Effective on September 9, 2024, Mr. Omar Jimenez and Golden Matrix Group, Inc. (the “Company”, “we” and “us”) agreed to mutually terminate the services of Mr. Jimenez as Chief Financial Officer (Principal Financial/Accounting Officer) and Chief Compliance Officer of the Company, effective the same date, and entered into a Separation and Release Agreement (the “Separation Agreement”).

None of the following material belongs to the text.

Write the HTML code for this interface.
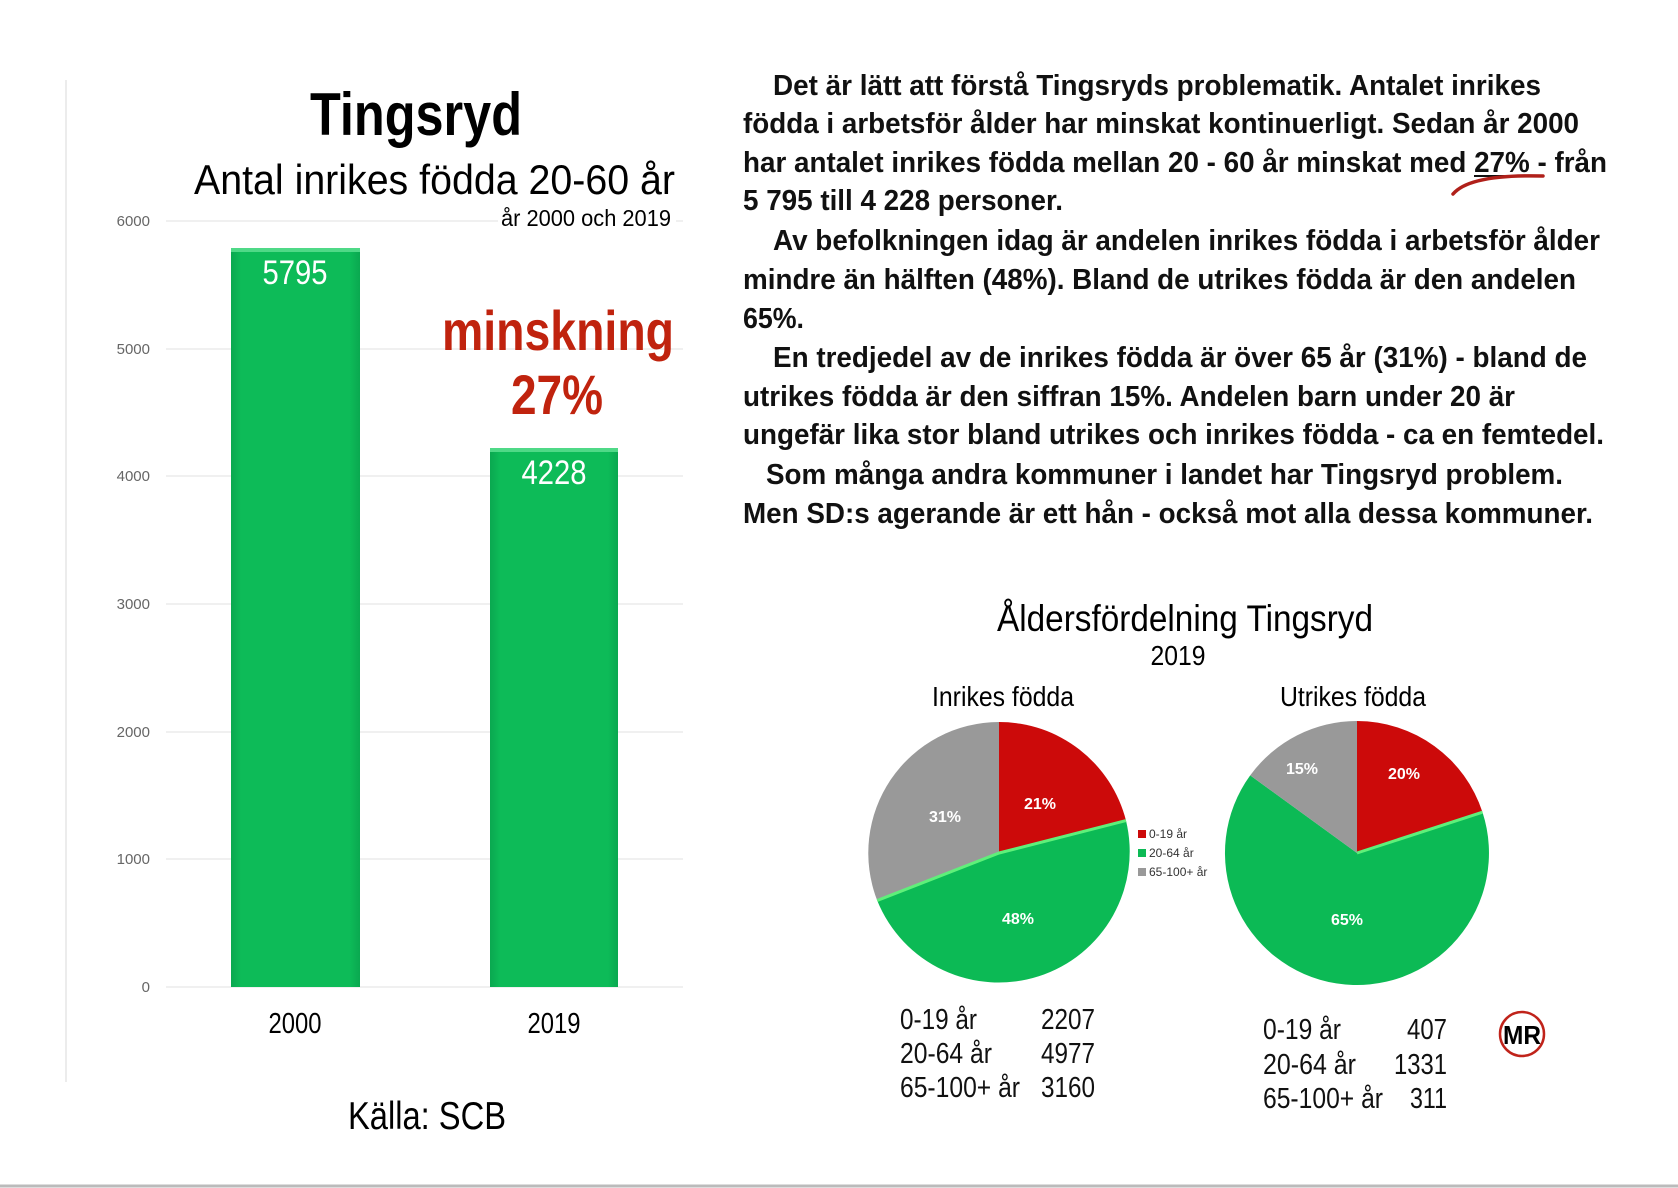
<!DOCTYPE html>
<html><head><meta charset="utf-8"><style>
html,body{margin:0;padding:0;background:#fff;}
svg{display:block;}
text{font-family:"Liberation Sans",Arial,sans-serif;}
</style></head><body>
<svg width="1678" height="1188" viewBox="0 0 1678 1188" xmlns="http://www.w3.org/2000/svg">
<defs>
<linearGradient id="bar" x1="0" x2="1" y1="0" y2="0">
<stop offset="0" stop-color="#0aa850"/><stop offset="0.08" stop-color="#0dbb58"/><stop offset="0.92" stop-color="#0dbb58"/><stop offset="1" stop-color="#0aa850"/>
</linearGradient>
</defs>
<rect width="1678" height="1188" fill="#fff"/>
<line x1="66" y1="80" x2="66" y2="1082" stroke="#e6e6e6" stroke-width="1.5"/>
<line x1="0" y1="1186" x2="1678" y2="1186" stroke="#bbb" stroke-width="3"/>

<text x="416" y="135" text-anchor="middle" font-size="60" font-weight="bold" textLength="212" lengthAdjust="spacingAndGlyphs">Tingsryd</text>
<text x="194" y="194" font-size="42" textLength="481" lengthAdjust="spacingAndGlyphs">Antal inrikes födda 20-60 år</text>
<g stroke="#e8e8e8" stroke-width="1.2">
<line x1="166" y1="221" x2="683" y2="221"/><line x1="166" y1="349" x2="683" y2="349"/><line x1="166" y1="476" x2="683" y2="476"/><line x1="166" y1="604" x2="683" y2="604"/><line x1="166" y1="732" x2="683" y2="732"/><line x1="166" y1="859" x2="683" y2="859"/><line x1="166" y1="987" x2="683" y2="987"/>
</g>
<rect x="498" y="203" width="178" height="26" fill="#fff"/>
<text x="501" y="226" font-size="23" textLength="170" lengthAdjust="spacingAndGlyphs">år 2000 och 2019</text>
<g font-size="15" fill="#666" text-anchor="end">
<text x="150" y="226">6000</text><text x="150" y="354">5000</text><text x="150" y="481">4000</text><text x="150" y="609">3000</text><text x="150" y="737">2000</text><text x="150" y="864">1000</text><text x="150" y="992">0</text>
</g>
<rect x="231" y="248" width="129" height="739" fill="url(#bar)"/>
<rect x="231" y="248" width="129" height="4" fill="#4fd987"/>
<rect x="490" y="448" width="128" height="539" fill="url(#bar)"/>
<rect x="490" y="448" width="128" height="4" fill="#4fd987"/>
<text x="295" y="284" text-anchor="middle" font-size="34" fill="#fff" textLength="65" lengthAdjust="spacingAndGlyphs">5795</text>
<text x="554" y="484" text-anchor="middle" font-size="34" fill="#fff" textLength="65" lengthAdjust="spacingAndGlyphs">4228</text>
<text x="295" y="1033" text-anchor="middle" font-size="29" textLength="53" lengthAdjust="spacingAndGlyphs">2000</text>
<text x="554" y="1033" text-anchor="middle" font-size="29" textLength="53" lengthAdjust="spacingAndGlyphs">2019</text>
<text x="442" y="350" font-size="56" font-weight="bold" fill="#c0230e" textLength="232" lengthAdjust="spacingAndGlyphs">minskning</text>
<text x="557" y="414" text-anchor="middle" font-size="56" font-weight="bold" fill="#c0230e" textLength="92" lengthAdjust="spacingAndGlyphs">27%</text>
<text x="348" y="1129" font-size="39" textLength="158" lengthAdjust="spacingAndGlyphs">Källa: SCB</text>

<g font-size="29" font-weight="bold" fill="#111">
<text x="773" y="95" textLength="768" lengthAdjust="spacingAndGlyphs">Det är lätt att förstå Tingsryds problematik. Antalet inrikes</text>
<text x="743" y="133" textLength="836" lengthAdjust="spacingAndGlyphs">födda i arbetsför ålder har minskat kontinuerligt. Sedan år 2000</text>
<text x="743" y="172" textLength="864" lengthAdjust="spacingAndGlyphs">har antalet inrikes födda mellan 20 - 60 år minskat med 27% - från</text>
<text x="743" y="210" textLength="320" lengthAdjust="spacingAndGlyphs">5 795 till 4 228 personer.</text>
<text x="773" y="250" textLength="827" lengthAdjust="spacingAndGlyphs">Av befolkningen idag är andelen inrikes födda i arbetsför ålder</text>
<text x="743" y="289" textLength="833" lengthAdjust="spacingAndGlyphs">mindre än hälften (48%). Bland de utrikes födda är den andelen</text>
<text x="743" y="328" textLength="61" lengthAdjust="spacingAndGlyphs">65%.</text>
<text x="773" y="367" textLength="814" lengthAdjust="spacingAndGlyphs">En tredjedel av de inrikes födda är över 65 år (31%) - bland de</text>
<text x="743" y="406" textLength="772" lengthAdjust="spacingAndGlyphs">utrikes födda är den siffran 15%. Andelen barn under 20 är</text>
<text x="743" y="444" textLength="861" lengthAdjust="spacingAndGlyphs">ungefär lika stor bland utrikes och inrikes födda - ca en femtedel.</text>
<text x="766" y="484" textLength="797" lengthAdjust="spacingAndGlyphs">Som många andra kommuner i landet har Tingsryd problem.</text>
<text x="743" y="523" textLength="850" lengthAdjust="spacingAndGlyphs">Men SD:s agerande är ett hån - också mot alla dessa kommuner.</text>
</g>
<line x1="1474" y1="176" x2="1536" y2="176" stroke="#111" stroke-width="2"/>
<path d="M1453 194 Q1470 174 1543 176" fill="none" stroke="#b0201a" stroke-width="3.5" stroke-linecap="round"/>

<text x="1185" y="631" text-anchor="middle" font-size="37" textLength="376" lengthAdjust="spacingAndGlyphs">Åldersfördelning Tingsryd</text>
<text x="1178" y="665" text-anchor="middle" font-size="28" textLength="55" lengthAdjust="spacingAndGlyphs">2019</text>
<text x="1003" y="706" text-anchor="middle" font-size="28" textLength="142" lengthAdjust="spacingAndGlyphs">Inrikes födda</text>
<text x="1353" y="706" text-anchor="middle" font-size="28" textLength="146" lengthAdjust="spacingAndGlyphs">Utrikes födda</text>

<g stroke-linejoin="round">
<path d="M999 853 L999 722 A131 131 0 0 1 1126 820.6 Z" fill="#cc0a0a"/>
<path d="M999 853 L1126 820.6 A131 131 0 0 1 877.2 900.5 Z" fill="#0cba55"/>
<path d="M999 853 L877.2 900.5 A131 131 0 0 1 999 722 Z" fill="#999"/>
<path d="M877.2 900.5 L999 853 L1126 820.6" fill="none" stroke="#5ff07a" stroke-width="3"/>
</g>
<g>
<path d="M1357 853 L1357 721 A132 132 0 0 1 1482.5 812.2 Z" fill="#cc0a0a"/>
<path d="M1357 853 L1482.5 812.2 A132 132 0 1 1 1250.2 775.4 Z" fill="#0cba55"/>
<path d="M1357 853 L1250.2 775.4 A132 132 0 0 1 1357 721 Z" fill="#999"/>
<path d="M1357 853 L1482.5 812.2" fill="none" stroke="#5ff07a" stroke-width="3"/>
</g>
<g font-size="16" font-weight="bold" fill="#fff" text-anchor="middle">
<text x="1040" y="809">21%</text><text x="945" y="822">31%</text><text x="1018" y="924">48%</text>
<text x="1404" y="779">20%</text><text x="1302" y="774">15%</text><text x="1347" y="925">65%</text>
</g>
<rect x="1138" y="830" width="8" height="8" fill="#cc0a0a"/>
<rect x="1138" y="849" width="8" height="8" fill="#0cba55"/>
<rect x="1138" y="868" width="8" height="8" fill="#999"/>
<g font-size="12" fill="#333">
<text x="1149" y="838">0-19 år</text><text x="1149" y="857">20-64 år</text><text x="1149" y="876">65-100+ år</text>
</g>

<g font-size="29" fill="#111" lengthAdjust="spacingAndGlyphs">
<text x="900" y="1029" textLength="77" lengthAdjust="spacingAndGlyphs">0-19 år</text>
<text x="900" y="1063" textLength="92" lengthAdjust="spacingAndGlyphs">20-64 år</text>
<text x="900" y="1097" textLength="120" lengthAdjust="spacingAndGlyphs">65-100+ år</text>
<text x="1041" y="1029" textLength="54" lengthAdjust="spacingAndGlyphs">2207</text>
<text x="1041" y="1063" textLength="54" lengthAdjust="spacingAndGlyphs">4977</text>
<text x="1041" y="1097" textLength="54" lengthAdjust="spacingAndGlyphs">3160</text>
<text x="1263" y="1039" textLength="78" lengthAdjust="spacingAndGlyphs">0-19 år</text>
<text x="1263" y="1074" textLength="93" lengthAdjust="spacingAndGlyphs">20-64 år</text>
<text x="1263" y="1108" textLength="120" lengthAdjust="spacingAndGlyphs">65-100+ år</text>
<text x="1407" y="1039" textLength="40" lengthAdjust="spacingAndGlyphs">407</text>
<text x="1394" y="1074" textLength="53" lengthAdjust="spacingAndGlyphs">1331</text>
<text x="1410" y="1108" textLength="37" lengthAdjust="spacingAndGlyphs">311</text>
</g>
<circle cx="1522" cy="1034" r="22" fill="#fff" stroke="#c0231a" stroke-width="2.5"/>
<text x="1522" y="1044" text-anchor="middle" font-size="26" font-weight="bold" textLength="38" lengthAdjust="spacingAndGlyphs">MR</text>
</svg>
</body></html>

Under the Separation Agreement, the Company agreed to pay Mr. Jimenez (a) $50,000; and (b) reimburse Mr. Jimenez for $1,025 of prior business expenses (collectively, (a) and (b), the “Severance Payment”). The Severance Payment is required to be paid within 10 days of the parties entry into the Separation Agreement. Under the Separation Agreement, Mr. Jimenez provided a customary general release to the Company, the Company provided a release to Mr. Jimenez, subject to certain exceptions, and Mr. Jimenez also agreed to certain confidentiality, non-disclosure, non-solicitation, non-disparagement, and cooperation covenants in favor of the Company.
The foregoing summary of the Separation Agreement is a summary only and is qualified in its entirety by reference to the Separation Agreement, a copy of which is attached as Exhibit 10.1 to this Current Report on Form 8-K and is incorporated into this Item 5.02 by reference in its entirety.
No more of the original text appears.